Source code of charts:
★ ★ ★ ★

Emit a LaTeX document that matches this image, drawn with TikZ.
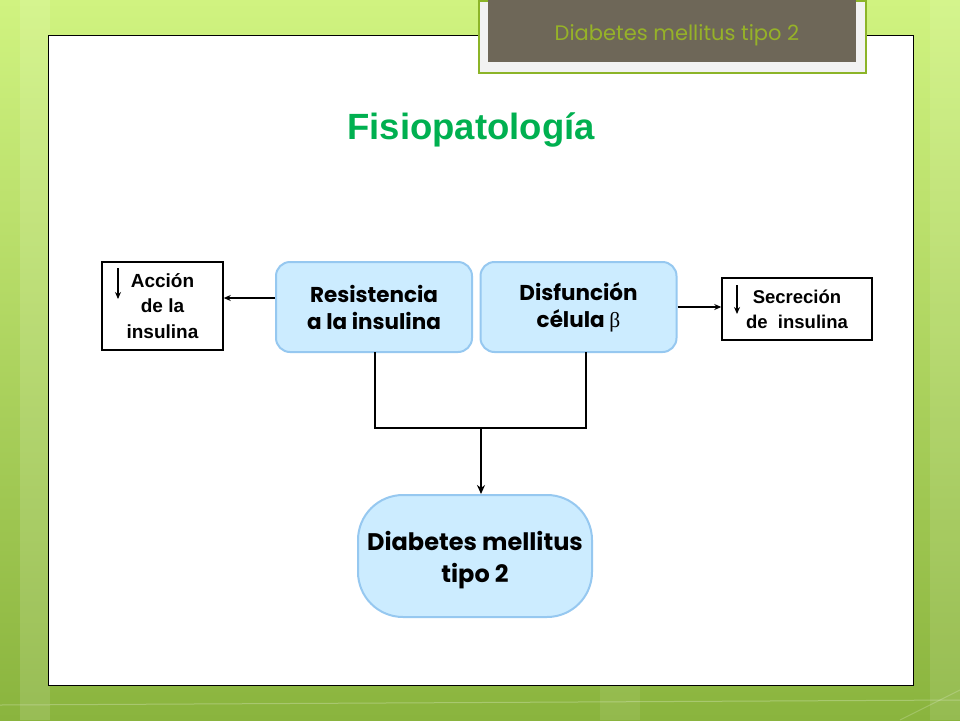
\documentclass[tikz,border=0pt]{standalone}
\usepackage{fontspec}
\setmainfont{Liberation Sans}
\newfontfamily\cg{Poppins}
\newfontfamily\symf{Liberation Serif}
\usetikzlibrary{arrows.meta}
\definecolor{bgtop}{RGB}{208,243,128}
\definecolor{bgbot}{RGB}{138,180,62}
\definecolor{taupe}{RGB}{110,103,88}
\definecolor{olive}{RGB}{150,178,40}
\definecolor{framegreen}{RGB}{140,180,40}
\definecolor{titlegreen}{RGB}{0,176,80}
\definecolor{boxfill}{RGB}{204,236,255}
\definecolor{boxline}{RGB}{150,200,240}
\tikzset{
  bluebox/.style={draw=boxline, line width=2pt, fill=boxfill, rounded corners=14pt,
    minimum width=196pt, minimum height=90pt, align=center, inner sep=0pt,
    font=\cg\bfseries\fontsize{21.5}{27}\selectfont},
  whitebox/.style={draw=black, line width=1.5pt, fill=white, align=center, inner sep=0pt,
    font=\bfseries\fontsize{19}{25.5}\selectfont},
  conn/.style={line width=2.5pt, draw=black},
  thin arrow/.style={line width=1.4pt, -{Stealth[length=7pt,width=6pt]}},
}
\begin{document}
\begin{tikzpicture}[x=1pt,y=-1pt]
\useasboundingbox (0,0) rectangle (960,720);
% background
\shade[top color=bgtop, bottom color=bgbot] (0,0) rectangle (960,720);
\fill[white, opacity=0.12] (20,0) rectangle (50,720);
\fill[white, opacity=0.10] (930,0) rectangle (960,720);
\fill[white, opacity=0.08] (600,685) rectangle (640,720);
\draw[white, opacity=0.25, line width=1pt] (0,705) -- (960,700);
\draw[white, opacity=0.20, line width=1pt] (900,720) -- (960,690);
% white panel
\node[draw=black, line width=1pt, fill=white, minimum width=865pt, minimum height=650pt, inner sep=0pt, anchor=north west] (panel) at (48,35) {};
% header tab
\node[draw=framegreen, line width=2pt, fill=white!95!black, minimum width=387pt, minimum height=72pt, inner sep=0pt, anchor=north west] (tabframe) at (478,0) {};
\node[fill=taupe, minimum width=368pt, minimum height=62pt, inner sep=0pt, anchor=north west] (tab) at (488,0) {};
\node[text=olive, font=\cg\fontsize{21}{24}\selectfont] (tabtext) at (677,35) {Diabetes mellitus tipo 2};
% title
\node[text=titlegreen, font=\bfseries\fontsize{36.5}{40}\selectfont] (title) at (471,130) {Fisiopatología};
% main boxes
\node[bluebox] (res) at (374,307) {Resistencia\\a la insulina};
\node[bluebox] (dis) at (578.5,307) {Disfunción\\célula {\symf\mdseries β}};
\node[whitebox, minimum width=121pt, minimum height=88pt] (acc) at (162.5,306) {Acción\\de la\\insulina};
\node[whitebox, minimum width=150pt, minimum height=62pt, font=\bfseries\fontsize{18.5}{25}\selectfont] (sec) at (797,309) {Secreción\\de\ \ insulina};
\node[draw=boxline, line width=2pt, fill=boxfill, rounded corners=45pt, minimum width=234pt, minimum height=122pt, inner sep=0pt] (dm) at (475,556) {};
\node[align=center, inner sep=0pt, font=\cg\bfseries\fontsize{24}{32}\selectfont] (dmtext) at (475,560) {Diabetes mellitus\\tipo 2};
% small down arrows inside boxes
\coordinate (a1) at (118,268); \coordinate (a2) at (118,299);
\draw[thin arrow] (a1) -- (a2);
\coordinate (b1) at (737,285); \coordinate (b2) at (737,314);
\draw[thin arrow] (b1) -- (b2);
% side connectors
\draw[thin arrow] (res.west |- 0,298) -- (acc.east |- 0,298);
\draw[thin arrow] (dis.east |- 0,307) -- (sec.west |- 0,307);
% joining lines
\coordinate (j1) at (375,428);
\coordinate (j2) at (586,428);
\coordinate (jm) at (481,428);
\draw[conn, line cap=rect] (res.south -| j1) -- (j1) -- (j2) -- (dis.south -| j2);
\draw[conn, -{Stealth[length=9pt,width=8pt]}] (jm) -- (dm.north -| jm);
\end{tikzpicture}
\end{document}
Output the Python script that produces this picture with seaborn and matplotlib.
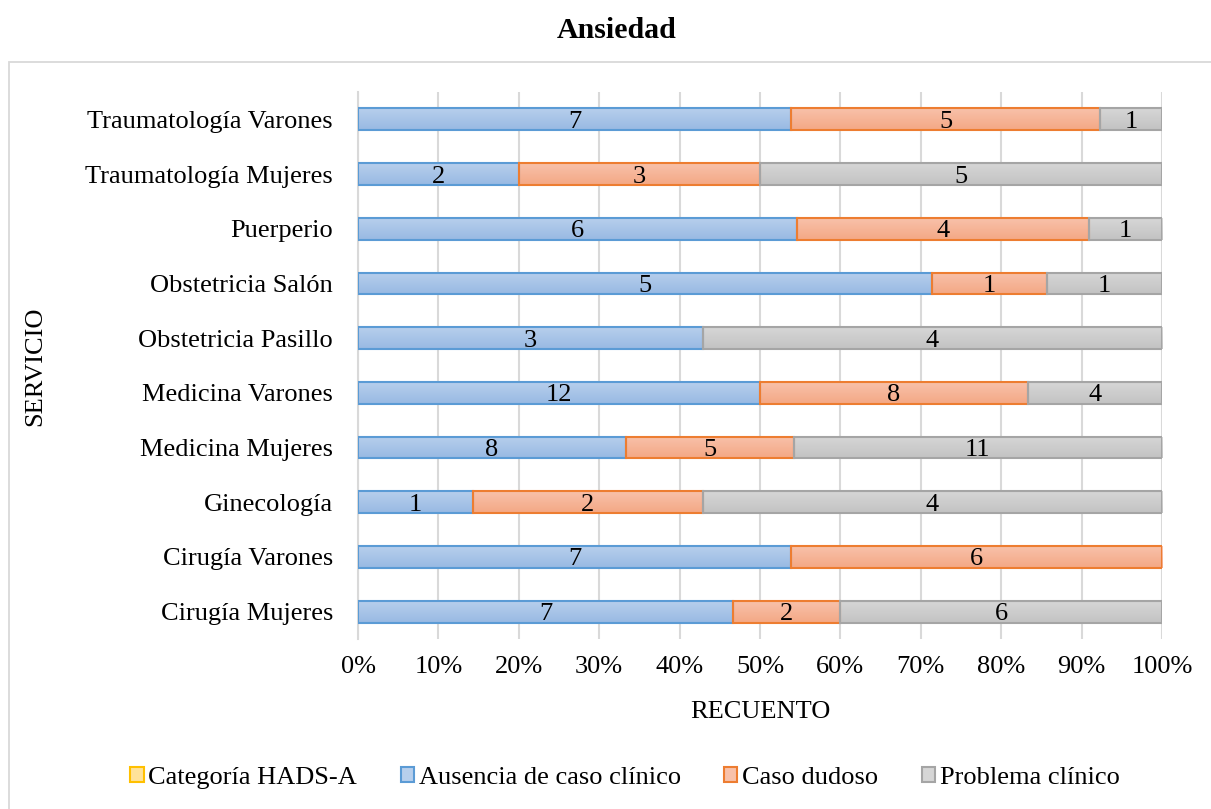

★ ★ ★ ★

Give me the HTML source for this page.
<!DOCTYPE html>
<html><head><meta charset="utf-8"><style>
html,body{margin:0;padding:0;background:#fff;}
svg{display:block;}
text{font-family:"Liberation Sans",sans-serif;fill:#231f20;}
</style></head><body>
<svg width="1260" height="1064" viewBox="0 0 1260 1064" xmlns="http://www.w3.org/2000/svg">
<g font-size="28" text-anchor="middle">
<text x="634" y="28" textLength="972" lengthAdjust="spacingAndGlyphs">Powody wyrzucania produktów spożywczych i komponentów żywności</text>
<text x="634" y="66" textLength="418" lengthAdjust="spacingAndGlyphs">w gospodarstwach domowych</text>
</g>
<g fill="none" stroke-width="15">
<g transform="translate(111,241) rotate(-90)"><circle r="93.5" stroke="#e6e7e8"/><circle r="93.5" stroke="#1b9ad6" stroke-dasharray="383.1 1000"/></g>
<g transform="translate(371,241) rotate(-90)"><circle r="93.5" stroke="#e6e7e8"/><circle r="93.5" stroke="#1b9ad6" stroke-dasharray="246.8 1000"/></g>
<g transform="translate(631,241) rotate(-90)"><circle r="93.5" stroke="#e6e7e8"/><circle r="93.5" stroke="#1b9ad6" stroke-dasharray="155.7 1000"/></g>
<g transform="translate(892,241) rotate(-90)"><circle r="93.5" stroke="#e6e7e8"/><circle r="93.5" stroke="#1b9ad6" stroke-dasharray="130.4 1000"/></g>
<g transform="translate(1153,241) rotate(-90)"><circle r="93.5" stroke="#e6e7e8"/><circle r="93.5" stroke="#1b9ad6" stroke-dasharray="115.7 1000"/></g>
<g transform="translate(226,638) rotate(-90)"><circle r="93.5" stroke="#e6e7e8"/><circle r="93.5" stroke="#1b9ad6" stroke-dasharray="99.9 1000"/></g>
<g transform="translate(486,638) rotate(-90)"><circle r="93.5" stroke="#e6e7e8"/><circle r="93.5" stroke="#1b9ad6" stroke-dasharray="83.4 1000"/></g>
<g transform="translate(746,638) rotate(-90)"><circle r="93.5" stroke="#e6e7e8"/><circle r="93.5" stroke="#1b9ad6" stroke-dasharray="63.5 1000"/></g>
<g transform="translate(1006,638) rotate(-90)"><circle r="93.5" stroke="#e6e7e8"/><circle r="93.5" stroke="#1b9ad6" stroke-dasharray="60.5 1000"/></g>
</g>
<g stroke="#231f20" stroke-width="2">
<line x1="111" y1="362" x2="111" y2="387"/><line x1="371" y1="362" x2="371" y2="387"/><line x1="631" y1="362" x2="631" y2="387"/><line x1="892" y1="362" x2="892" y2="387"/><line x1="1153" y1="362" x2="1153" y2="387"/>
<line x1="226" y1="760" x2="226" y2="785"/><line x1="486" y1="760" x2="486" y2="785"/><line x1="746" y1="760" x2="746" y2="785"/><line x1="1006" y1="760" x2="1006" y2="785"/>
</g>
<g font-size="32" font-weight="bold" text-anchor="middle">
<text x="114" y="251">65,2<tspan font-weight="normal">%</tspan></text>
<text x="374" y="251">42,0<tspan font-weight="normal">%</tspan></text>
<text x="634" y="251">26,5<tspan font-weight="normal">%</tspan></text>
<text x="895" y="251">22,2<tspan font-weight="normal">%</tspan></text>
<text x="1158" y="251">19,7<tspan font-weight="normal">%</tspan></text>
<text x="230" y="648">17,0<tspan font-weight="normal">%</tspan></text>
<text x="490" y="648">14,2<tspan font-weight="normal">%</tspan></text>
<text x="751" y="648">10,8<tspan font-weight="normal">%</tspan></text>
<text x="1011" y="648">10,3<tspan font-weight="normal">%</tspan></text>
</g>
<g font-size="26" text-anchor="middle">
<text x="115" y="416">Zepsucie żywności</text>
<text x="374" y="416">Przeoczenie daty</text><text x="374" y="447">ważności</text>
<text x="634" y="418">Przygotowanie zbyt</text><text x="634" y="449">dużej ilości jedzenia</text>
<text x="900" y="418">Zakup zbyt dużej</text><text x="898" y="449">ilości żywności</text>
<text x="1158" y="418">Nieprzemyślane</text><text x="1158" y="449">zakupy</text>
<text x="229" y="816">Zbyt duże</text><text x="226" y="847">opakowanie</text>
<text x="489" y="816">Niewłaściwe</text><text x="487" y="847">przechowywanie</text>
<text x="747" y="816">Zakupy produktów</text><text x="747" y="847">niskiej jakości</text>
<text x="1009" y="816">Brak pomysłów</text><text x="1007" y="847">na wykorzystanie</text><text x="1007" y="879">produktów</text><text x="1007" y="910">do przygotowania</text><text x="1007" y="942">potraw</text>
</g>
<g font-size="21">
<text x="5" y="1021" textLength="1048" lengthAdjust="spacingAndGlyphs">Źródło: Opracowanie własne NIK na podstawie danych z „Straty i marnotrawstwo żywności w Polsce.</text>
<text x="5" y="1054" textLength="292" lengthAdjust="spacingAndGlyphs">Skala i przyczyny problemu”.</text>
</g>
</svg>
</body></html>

★ ★ ★ ★

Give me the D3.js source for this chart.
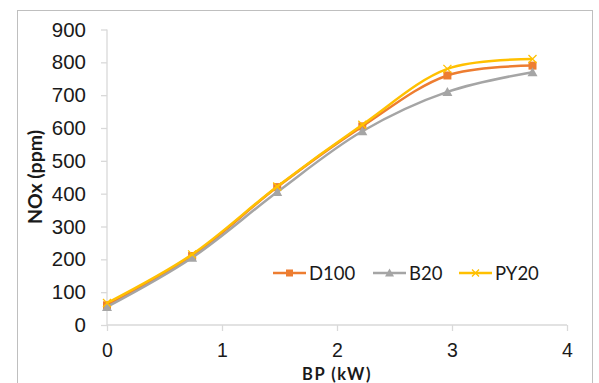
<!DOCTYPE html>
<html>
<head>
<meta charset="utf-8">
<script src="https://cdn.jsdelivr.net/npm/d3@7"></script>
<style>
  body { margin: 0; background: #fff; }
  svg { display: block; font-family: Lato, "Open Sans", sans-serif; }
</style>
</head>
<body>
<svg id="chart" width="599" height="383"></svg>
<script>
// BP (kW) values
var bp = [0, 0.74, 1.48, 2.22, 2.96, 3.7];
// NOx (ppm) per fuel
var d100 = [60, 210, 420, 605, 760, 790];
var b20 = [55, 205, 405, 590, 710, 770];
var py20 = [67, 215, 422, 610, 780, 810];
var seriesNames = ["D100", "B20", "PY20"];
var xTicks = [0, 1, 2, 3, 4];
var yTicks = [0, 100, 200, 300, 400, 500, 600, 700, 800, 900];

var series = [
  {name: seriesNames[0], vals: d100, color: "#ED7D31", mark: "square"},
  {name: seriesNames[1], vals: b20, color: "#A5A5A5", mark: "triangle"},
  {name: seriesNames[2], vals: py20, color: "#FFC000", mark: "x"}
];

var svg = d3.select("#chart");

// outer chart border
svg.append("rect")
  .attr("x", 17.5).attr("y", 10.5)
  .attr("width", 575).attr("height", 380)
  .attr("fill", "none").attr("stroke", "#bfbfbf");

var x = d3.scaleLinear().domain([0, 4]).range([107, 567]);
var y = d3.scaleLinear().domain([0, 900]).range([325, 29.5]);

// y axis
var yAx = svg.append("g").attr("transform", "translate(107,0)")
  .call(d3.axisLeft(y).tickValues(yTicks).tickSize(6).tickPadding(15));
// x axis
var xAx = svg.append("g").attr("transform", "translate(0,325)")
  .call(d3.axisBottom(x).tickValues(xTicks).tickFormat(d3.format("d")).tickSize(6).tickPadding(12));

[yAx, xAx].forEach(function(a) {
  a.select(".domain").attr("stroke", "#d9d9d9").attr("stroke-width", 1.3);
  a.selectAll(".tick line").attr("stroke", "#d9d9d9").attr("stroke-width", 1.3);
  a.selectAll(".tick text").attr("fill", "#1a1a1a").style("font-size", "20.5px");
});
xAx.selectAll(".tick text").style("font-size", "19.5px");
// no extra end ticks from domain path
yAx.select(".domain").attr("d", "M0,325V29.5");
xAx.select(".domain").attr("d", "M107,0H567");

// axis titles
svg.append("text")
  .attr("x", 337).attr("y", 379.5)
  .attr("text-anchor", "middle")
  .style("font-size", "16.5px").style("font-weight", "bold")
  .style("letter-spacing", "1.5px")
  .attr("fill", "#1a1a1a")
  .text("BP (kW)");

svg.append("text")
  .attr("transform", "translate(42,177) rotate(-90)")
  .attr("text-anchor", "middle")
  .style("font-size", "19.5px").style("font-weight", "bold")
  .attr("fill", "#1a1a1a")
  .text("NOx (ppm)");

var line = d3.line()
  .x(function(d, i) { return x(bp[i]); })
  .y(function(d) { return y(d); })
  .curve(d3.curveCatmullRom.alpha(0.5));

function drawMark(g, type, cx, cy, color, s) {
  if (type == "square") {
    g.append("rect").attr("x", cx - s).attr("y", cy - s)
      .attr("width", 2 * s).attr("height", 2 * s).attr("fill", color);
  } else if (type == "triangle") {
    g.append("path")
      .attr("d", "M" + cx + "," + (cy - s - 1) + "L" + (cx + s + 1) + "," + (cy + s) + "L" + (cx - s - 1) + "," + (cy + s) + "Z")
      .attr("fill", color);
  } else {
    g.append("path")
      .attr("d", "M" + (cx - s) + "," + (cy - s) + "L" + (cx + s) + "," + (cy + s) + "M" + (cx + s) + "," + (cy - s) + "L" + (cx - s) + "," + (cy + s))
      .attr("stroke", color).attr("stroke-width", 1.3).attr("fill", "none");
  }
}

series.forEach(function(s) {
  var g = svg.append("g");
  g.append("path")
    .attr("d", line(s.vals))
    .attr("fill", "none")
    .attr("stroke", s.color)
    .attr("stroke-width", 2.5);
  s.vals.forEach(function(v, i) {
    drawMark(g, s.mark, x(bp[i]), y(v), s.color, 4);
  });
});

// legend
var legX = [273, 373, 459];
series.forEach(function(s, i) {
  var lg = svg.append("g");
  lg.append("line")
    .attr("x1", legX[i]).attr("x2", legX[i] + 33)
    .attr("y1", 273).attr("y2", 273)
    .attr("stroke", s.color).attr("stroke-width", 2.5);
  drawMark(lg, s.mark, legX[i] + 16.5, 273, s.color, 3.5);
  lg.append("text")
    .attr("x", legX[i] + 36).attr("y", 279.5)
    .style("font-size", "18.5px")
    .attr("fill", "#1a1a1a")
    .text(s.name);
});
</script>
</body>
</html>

★ ★ ★ ★

- WRITTEN TASK -
Pick every line with "this" in it and copy it.

- FINISHED EXERCISE -
Emit a LaTeX document that matches this image, drawn with TikZ.
Output the Python script that produces this picture with seaborn and matplotlib.
Give me the HTML source for this page.
Give me the D3.js source for this chart.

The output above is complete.